Relational Field Theory – Standing on the Precipice

Relational Field Theory


Standing on the Precipice

There are seasons in a life when the ground shifts under your feet, not because you did anything wrong, but because the world around you has reached its limit. I’ve been standing in one of those seasons lately—one of those quiet, trembling thresholds where the past and the future both feel close enough to touch, and neither one feels entirely safe.

It’s a strange thing to recognize that the work you once held with both hands no longer fits the shape of who you’re becoming. Stranger still to feel the guilt rise up, as if letting go of a season means betraying the people who lived inside it with you. I’ve carried that guilt like a stone these last few days. I’ve turned it over, examined it, tried to understand why it feels so heavy.

The truth is simple and devastating: some of the work I’ve done mattered because it kept people alive. And stepping back from that kind of work feels like walking away from a burning building while others are still inside. But I also know this—staying in a structure that can no longer hold me doesn’t save anyone. It only buries me alongside the rubble.

So I’m standing here on this precipice, grieving what I can’t carry forward, and honoring the part of me that tried so hard to hold the whole world together.
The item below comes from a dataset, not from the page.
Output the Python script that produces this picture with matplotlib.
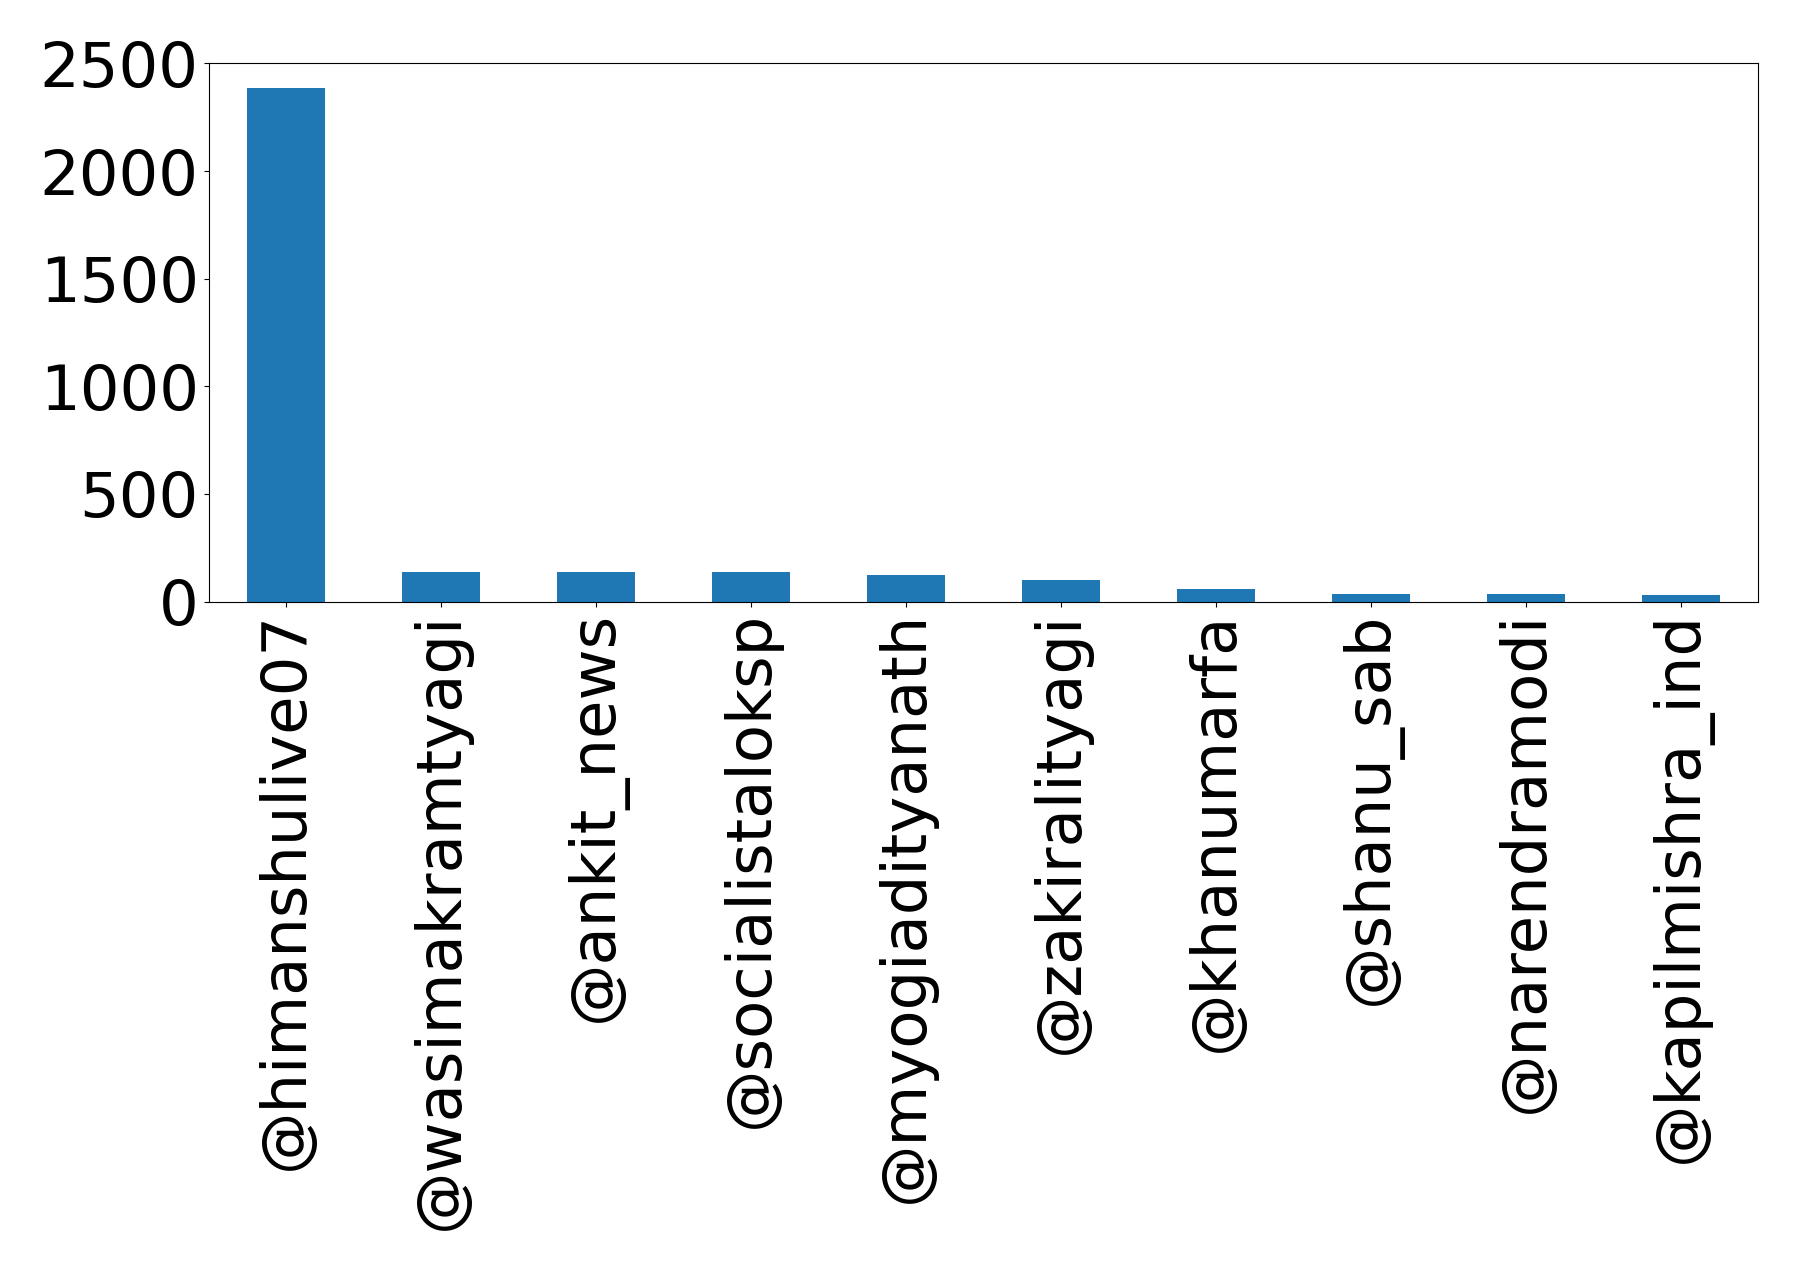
import numpy as np
import pandas as pd
import matplotlib
matplotlib.use("Agg")
import matplotlib.pyplot as plt

users = ["@himanshulive07", "@wasimakramtyagi", "@ankit_news", "@socialistaloksp",
         "@myogiadityanath", "@zakiralityagi", "@khanumarfa", "@shanu_sab",
         "@narendramodi", "@kapilmishra_ind"]
counts = [2385, 139, 139, 135, 125, 102, 56, 37, 33, 28]

series = pd.Series(counts, index=users)

fig, ax = plt.subplots(figsize=(17.98, 12.69), dpi=100)
series.plot(kind="bar", ax=ax, color="#1f77b4", fontsize=45)
ax.set_yticks([0, 500, 1000, 1500, 2000, 2500])
ax.set_ylim(0, 2500)
fig.subplots_adjust(left=0.116, right=0.978, top=0.95, bottom=0.526)
plt.savefig("out.png", dpi=100)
I meant every moment of it. I meant the care, the urgency, the late‑night messages, the impossible hope. I meant the belief that we could build something safer if we just kept showing up.
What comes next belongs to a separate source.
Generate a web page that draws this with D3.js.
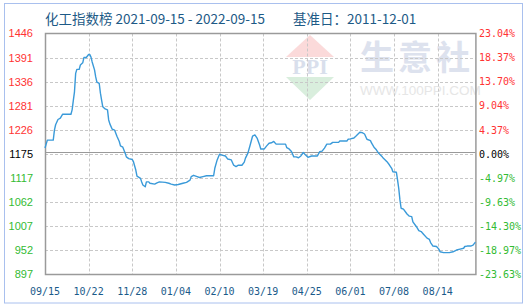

But seasons end. Not because the work stops mattering, but because we outgrow the containers that once held us. And as painful as it is, I’m learning that letting go is not the same as abandoning. Sometimes it’s the only way to keep moving toward the world we’re trying to build.

There’s a melancholy hope in that—soft, quiet, but real. A hope that healing doesn’t always look like staying. A hope that truth can coexist with forward motion. A hope that we can name the trauma without letting it define the horizon.

I don’t know exactly what comes next. But I know this: we heal by telling the truth, by grieving what’s ending, and by stepping into what’s beginning with as much honesty as we can bear. This precipice isn’t a failure. It’s a doorway. And even with the ache in my chest, I’m choosing to walk through it.